Despite not being a ground-up, dedicated EV platform, it doesn’t appear that the Inster has any sort of packaging compromises compared to the gas-powered Casper. The Inster still is full of the same tricks as the Casper, all of the seats in the cabin can fold flat, including the driver’s seat. The front seat still has the same pseudo-bench seat as the gas model. Overall, it’s a pretty charming interior.

Hyundai Inster (2024)

Hyundai Inster (2024)

The dashboard is slightly different, though. The gear selector has been replaced with a rotating stick e-shifter as customary for modern automatic transmission Hyundai products, and moved to the column.
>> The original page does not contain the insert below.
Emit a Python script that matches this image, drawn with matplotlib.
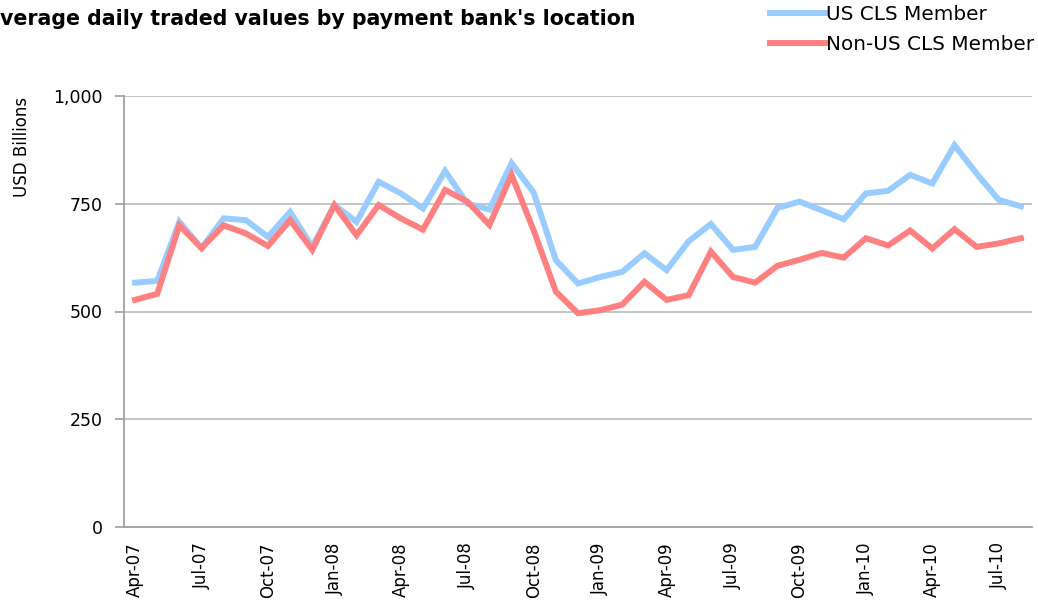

The displays now have EV-specific data and information. As a whole, Scarlett is impressed with the level of quality and roominess that the Inster provides in such a small package. 

For Europe, the Inster will be Hyundai’s smallest and most affordable EV yet, likely starting at or below $25,000. Unfortunately, there’s a snowball’s chance in hell that the Hyundai Inster will come here to the U.S. But, if it did, it looks like it would be a mighty fine, surprisingly charming budget offering. At any rate, more options for us like this, please.